* _What needs to be done_:
Locate every line in the records below that holds the word "this" and return each one.

* _The data_:
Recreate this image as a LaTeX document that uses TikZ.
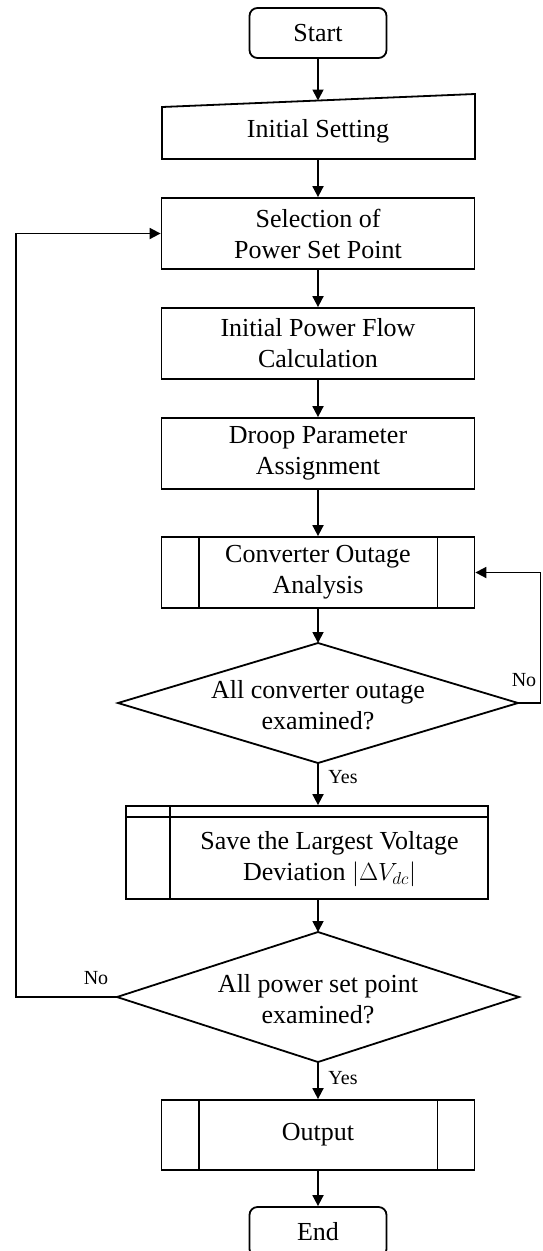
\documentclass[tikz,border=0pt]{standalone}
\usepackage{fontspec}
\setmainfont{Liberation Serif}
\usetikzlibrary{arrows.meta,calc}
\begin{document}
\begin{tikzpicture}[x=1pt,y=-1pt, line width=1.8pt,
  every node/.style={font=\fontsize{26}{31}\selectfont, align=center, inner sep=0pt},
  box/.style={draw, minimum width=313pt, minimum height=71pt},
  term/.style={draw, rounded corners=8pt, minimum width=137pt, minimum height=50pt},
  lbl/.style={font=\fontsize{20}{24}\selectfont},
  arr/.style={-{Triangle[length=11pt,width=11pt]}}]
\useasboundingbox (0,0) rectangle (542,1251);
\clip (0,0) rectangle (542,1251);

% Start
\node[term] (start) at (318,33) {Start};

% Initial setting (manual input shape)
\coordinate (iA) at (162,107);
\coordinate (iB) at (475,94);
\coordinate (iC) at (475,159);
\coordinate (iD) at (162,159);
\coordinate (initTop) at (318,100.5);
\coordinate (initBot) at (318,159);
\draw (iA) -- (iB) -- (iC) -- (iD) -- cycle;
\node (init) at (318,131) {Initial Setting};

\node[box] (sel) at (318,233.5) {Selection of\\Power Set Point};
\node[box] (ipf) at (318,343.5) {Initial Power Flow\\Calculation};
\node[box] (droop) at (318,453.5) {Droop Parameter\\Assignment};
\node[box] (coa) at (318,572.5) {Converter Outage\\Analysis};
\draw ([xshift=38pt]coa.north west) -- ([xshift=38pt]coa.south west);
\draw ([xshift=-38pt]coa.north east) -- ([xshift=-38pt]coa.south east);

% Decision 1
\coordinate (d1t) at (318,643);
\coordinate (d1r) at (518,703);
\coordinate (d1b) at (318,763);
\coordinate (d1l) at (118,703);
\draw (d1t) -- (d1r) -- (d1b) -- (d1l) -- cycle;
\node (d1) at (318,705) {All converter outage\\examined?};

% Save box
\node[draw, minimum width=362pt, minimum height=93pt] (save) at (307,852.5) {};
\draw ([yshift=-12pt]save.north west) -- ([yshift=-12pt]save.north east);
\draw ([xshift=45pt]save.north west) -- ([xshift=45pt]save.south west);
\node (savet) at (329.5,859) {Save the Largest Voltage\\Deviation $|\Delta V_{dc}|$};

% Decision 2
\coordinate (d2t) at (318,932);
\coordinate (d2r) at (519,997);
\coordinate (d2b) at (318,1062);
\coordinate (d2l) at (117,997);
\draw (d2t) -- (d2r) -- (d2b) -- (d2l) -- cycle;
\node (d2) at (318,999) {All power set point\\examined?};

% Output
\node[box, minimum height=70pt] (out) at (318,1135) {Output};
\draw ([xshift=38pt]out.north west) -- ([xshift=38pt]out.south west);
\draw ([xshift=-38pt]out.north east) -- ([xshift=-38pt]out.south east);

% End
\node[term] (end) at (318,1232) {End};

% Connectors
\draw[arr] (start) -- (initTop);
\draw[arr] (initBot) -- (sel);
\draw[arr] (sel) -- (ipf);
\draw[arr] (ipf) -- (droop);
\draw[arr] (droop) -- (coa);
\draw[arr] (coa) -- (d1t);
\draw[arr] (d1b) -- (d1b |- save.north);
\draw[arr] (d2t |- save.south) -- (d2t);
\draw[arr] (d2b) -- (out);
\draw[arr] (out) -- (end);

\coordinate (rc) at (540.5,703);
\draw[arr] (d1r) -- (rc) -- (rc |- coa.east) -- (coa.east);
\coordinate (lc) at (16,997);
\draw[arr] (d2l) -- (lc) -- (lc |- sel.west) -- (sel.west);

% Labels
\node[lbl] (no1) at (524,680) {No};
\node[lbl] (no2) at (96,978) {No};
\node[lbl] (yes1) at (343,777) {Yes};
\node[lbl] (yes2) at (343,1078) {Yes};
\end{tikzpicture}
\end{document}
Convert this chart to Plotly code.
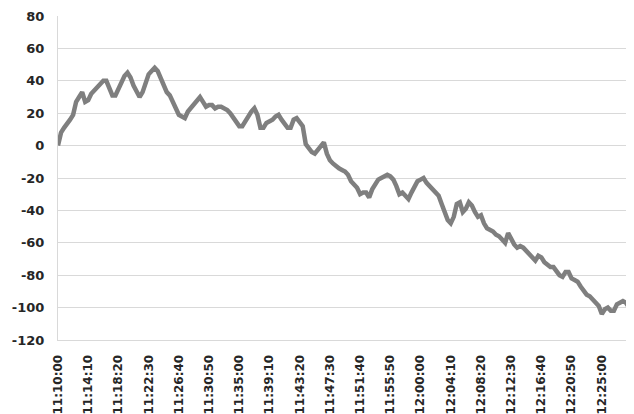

* _Finished exercise_:
Recreate this image as a LaTeX document that uses TikZ.
Convert this chart to Plotly code.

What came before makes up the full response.